%%
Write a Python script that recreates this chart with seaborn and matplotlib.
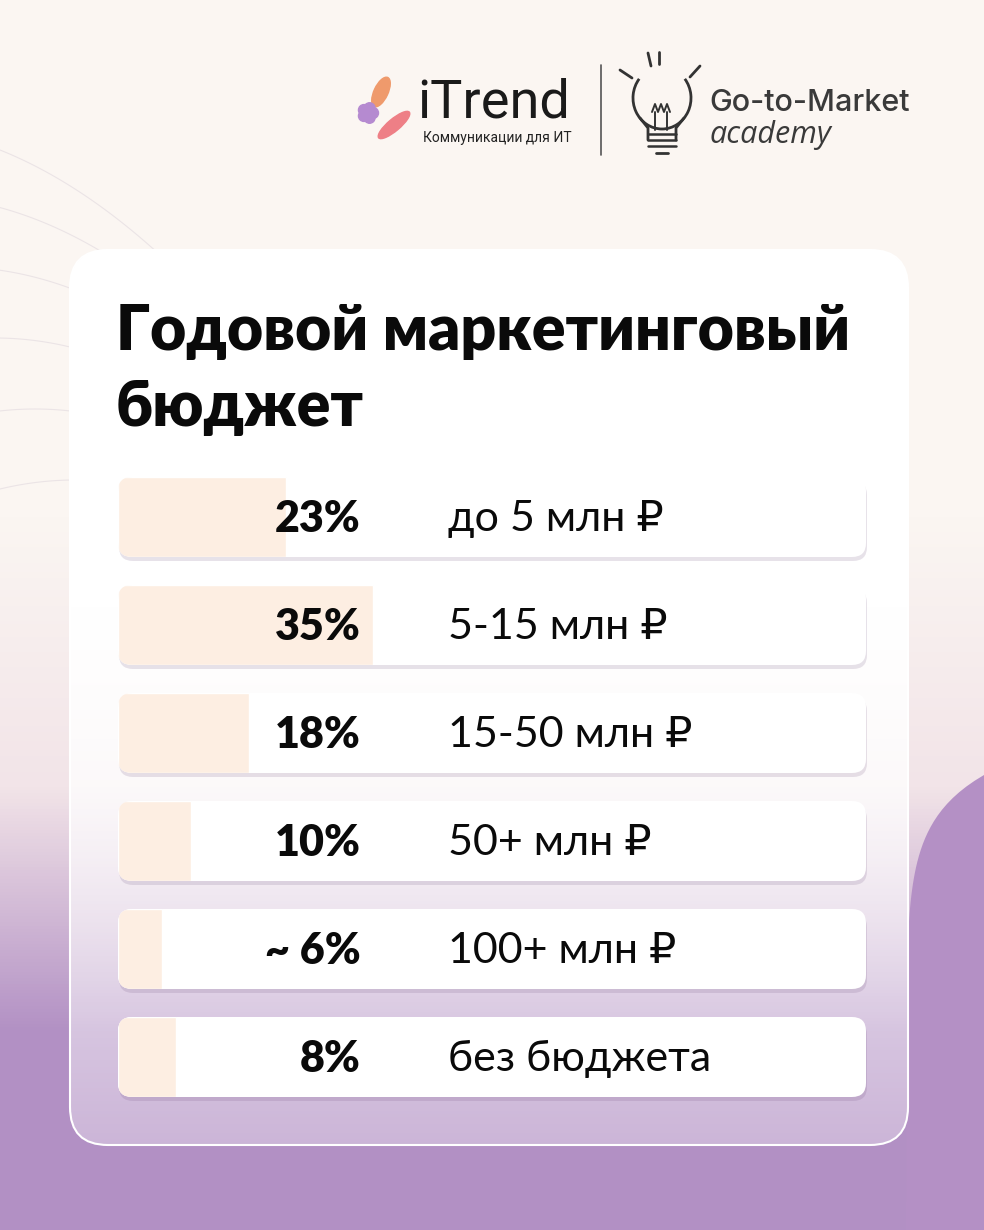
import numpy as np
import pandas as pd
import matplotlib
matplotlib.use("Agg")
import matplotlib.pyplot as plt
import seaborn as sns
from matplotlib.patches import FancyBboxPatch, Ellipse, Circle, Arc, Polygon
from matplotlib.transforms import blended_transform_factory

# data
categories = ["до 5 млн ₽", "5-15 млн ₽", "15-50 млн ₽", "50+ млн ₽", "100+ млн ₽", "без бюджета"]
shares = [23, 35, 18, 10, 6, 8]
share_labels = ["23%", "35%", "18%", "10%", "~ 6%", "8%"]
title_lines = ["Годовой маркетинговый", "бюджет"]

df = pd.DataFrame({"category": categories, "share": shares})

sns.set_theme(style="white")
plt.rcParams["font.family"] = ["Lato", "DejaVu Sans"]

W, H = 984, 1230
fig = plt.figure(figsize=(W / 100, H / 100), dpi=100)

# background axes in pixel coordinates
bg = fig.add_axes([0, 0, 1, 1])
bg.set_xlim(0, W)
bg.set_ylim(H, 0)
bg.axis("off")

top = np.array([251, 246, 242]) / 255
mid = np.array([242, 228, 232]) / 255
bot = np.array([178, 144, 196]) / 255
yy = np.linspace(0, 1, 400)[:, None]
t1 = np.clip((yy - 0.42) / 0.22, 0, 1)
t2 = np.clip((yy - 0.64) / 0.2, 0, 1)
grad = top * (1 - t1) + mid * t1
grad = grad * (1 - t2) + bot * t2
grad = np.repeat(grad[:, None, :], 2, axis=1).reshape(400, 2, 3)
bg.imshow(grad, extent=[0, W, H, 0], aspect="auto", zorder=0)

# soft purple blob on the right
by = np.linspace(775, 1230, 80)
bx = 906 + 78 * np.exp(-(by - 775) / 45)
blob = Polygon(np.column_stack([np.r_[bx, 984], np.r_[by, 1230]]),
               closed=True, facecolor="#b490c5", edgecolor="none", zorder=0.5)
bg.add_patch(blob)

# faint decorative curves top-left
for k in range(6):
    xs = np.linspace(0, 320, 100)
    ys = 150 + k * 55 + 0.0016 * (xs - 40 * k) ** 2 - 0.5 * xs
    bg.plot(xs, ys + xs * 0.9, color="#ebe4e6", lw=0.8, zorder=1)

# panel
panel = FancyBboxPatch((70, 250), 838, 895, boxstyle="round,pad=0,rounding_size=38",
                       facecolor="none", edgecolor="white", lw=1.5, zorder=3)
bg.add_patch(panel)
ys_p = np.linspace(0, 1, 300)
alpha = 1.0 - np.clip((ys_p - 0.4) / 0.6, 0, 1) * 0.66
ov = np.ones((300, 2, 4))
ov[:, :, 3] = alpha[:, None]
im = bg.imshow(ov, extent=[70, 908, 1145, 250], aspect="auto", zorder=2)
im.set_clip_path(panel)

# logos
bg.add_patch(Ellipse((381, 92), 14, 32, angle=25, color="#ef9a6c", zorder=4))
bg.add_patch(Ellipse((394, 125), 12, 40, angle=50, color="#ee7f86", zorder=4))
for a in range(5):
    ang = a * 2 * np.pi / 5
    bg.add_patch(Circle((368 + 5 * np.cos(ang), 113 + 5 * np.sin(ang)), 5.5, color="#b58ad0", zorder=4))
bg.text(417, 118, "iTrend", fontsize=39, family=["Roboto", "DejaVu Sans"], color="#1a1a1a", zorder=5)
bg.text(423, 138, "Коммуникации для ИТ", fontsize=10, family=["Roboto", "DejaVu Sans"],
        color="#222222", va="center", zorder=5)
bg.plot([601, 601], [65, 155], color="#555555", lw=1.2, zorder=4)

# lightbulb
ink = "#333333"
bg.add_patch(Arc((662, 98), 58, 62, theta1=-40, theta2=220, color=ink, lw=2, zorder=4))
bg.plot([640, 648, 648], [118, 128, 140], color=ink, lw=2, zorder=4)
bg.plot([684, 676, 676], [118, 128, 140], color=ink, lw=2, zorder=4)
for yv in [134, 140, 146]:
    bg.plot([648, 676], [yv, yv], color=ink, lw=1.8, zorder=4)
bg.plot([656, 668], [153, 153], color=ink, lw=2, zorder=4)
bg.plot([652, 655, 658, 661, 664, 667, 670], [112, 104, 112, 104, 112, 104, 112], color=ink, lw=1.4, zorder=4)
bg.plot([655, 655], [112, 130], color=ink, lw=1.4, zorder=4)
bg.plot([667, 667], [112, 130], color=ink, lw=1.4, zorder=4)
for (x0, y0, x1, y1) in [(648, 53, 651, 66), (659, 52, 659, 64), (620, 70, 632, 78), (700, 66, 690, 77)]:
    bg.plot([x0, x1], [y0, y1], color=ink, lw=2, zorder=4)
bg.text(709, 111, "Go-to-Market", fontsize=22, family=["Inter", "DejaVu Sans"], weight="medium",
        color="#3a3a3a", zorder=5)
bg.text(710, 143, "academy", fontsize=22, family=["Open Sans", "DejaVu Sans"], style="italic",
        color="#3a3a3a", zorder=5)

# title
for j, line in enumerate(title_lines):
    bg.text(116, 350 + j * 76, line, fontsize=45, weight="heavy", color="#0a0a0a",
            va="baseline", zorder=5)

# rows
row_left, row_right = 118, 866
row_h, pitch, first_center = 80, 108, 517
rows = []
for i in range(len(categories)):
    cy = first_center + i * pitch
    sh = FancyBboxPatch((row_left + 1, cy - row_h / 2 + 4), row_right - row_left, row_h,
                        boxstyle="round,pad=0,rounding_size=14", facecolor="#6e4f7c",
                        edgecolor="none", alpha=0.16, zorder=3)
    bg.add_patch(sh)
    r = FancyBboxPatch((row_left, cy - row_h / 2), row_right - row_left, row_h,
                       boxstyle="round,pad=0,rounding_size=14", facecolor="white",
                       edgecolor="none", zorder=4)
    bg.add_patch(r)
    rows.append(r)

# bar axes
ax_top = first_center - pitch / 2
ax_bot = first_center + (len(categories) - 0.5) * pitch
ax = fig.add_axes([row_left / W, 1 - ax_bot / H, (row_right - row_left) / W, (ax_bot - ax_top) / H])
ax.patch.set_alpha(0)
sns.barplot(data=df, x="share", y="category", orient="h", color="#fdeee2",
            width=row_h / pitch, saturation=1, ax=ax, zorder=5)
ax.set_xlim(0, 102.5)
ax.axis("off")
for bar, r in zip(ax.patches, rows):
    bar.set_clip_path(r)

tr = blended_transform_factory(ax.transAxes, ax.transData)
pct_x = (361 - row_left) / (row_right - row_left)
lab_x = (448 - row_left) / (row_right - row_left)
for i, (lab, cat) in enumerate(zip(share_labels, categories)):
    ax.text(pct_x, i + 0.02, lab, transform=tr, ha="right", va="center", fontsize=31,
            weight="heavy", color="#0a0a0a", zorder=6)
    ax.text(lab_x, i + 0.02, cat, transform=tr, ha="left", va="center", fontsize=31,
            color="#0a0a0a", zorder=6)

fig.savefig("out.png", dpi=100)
%%
%%
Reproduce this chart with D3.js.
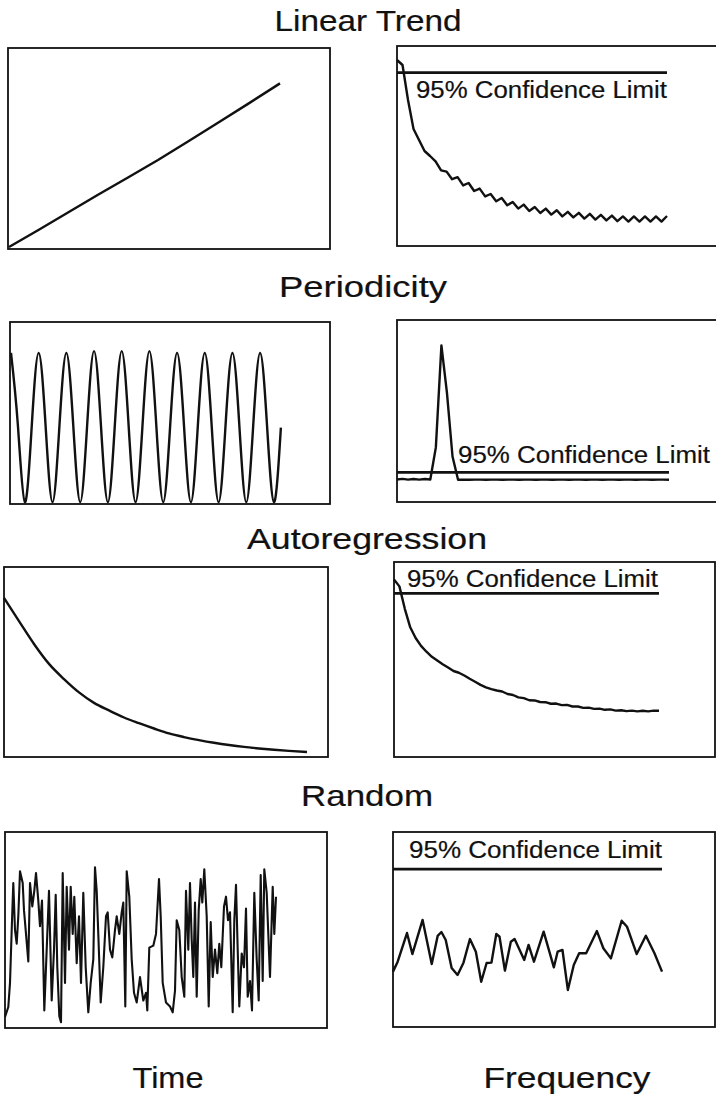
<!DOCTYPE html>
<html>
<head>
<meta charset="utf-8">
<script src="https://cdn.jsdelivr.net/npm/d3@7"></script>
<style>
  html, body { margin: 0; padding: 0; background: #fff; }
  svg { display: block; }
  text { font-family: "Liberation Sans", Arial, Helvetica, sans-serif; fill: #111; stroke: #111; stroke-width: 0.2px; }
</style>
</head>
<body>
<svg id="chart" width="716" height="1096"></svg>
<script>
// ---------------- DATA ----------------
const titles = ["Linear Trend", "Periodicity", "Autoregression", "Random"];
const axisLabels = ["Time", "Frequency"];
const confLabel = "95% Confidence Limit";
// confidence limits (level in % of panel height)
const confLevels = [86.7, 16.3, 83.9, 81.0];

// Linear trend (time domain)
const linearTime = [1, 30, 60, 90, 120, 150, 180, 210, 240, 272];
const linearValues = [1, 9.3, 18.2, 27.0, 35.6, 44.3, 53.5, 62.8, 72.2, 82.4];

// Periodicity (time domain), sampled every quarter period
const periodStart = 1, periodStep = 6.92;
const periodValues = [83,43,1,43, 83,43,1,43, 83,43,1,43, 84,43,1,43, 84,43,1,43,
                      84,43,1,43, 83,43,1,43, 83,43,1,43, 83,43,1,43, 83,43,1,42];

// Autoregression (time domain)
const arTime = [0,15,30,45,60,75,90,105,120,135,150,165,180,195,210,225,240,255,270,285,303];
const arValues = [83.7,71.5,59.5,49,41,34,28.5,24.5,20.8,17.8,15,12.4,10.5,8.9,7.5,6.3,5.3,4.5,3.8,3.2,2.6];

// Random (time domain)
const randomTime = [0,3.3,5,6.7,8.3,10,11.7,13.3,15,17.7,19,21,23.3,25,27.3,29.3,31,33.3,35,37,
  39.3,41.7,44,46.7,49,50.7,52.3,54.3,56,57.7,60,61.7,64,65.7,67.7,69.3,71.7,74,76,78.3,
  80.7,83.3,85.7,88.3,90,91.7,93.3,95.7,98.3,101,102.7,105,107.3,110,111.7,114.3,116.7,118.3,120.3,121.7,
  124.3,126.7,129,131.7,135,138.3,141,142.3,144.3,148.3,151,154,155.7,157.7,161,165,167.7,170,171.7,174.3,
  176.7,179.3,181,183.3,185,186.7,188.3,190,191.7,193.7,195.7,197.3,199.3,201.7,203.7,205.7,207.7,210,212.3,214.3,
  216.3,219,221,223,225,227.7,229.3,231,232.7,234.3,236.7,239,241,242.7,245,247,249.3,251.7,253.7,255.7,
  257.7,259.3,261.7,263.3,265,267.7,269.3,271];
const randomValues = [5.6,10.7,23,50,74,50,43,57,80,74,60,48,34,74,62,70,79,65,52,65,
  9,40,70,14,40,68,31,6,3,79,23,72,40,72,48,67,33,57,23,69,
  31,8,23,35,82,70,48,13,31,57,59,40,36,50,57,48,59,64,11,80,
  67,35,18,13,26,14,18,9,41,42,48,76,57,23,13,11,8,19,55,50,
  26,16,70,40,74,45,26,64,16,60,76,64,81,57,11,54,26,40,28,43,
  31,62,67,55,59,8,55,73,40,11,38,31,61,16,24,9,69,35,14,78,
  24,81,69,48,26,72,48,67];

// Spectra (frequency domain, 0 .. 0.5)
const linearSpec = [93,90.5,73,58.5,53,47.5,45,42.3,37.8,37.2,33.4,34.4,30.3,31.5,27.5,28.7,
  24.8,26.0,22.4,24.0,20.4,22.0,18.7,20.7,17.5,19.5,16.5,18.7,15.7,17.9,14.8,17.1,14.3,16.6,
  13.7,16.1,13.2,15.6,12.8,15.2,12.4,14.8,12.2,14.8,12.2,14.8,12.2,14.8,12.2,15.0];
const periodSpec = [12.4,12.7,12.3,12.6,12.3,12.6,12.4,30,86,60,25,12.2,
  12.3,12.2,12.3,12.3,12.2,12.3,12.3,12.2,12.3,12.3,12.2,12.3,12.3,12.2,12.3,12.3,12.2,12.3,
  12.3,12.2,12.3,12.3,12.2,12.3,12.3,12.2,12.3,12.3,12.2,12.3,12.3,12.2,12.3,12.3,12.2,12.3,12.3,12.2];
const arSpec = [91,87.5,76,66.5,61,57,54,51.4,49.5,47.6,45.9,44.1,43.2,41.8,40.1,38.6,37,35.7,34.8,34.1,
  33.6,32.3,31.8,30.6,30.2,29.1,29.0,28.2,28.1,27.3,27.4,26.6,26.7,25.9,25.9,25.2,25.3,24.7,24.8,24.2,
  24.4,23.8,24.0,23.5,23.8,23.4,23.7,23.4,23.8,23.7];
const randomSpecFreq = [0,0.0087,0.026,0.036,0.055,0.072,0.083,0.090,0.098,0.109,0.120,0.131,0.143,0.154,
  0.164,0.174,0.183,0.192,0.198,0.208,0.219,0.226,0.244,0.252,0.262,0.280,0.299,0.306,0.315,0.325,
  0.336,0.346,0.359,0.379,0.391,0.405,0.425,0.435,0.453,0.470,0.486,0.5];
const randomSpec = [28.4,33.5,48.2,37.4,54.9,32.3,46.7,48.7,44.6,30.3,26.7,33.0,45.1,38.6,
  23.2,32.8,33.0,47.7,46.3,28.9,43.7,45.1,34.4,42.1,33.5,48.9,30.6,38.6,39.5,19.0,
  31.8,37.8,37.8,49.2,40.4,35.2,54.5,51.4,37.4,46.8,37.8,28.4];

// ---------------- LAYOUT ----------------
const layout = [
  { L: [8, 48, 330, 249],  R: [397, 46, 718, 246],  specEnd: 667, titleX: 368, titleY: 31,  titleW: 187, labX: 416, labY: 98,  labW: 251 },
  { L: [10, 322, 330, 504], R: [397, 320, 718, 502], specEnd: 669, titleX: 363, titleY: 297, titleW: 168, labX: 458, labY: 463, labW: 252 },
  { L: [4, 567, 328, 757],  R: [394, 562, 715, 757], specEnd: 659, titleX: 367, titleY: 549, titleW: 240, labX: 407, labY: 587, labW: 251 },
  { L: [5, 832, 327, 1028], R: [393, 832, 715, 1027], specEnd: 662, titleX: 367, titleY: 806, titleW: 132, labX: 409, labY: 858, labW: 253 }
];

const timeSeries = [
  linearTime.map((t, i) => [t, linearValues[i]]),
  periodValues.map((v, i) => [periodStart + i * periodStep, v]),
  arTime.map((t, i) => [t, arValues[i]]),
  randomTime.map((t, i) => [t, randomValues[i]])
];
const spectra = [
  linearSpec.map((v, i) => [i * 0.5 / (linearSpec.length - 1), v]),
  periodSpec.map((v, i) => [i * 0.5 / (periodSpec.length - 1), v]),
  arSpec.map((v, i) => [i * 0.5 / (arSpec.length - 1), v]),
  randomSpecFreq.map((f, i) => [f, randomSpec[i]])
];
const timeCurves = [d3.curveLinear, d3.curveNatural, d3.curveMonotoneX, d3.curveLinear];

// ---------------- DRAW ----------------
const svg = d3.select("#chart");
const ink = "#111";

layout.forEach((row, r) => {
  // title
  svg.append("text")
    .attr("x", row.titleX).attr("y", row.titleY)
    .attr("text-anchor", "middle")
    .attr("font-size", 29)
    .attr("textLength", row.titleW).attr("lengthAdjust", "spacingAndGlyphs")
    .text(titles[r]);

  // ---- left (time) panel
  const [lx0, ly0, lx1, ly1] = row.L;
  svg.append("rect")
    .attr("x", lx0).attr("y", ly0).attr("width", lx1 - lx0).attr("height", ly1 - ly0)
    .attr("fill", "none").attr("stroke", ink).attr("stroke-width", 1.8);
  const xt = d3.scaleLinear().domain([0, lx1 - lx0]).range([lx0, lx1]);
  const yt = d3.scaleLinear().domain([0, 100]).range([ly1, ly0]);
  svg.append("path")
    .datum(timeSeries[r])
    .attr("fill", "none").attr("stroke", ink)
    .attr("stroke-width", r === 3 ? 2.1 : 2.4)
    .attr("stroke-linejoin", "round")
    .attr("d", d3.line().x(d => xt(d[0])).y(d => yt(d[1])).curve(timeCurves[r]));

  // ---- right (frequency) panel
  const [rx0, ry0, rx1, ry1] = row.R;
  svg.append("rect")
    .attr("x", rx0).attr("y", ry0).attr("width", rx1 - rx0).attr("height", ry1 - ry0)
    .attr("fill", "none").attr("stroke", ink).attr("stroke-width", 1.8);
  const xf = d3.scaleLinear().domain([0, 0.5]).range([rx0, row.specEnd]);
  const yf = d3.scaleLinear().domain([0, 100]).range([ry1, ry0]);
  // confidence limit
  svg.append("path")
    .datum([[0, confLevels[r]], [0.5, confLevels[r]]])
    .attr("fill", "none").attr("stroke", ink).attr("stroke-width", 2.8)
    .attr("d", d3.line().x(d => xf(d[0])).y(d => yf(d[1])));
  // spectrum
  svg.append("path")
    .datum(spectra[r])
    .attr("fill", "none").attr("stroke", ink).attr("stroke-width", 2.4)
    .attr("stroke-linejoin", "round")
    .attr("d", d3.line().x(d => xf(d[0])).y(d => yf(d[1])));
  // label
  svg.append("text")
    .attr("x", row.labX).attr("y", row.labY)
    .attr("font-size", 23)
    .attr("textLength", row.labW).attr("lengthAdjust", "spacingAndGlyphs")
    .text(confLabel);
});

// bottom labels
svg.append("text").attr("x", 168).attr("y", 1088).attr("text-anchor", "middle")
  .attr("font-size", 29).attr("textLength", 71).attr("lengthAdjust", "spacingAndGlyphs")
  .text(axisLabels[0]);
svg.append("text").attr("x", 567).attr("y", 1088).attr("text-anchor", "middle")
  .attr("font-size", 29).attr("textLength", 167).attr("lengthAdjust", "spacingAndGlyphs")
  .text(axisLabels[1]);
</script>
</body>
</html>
%%
Answer with a single number: the count of lines holding the word "matplotlib".

6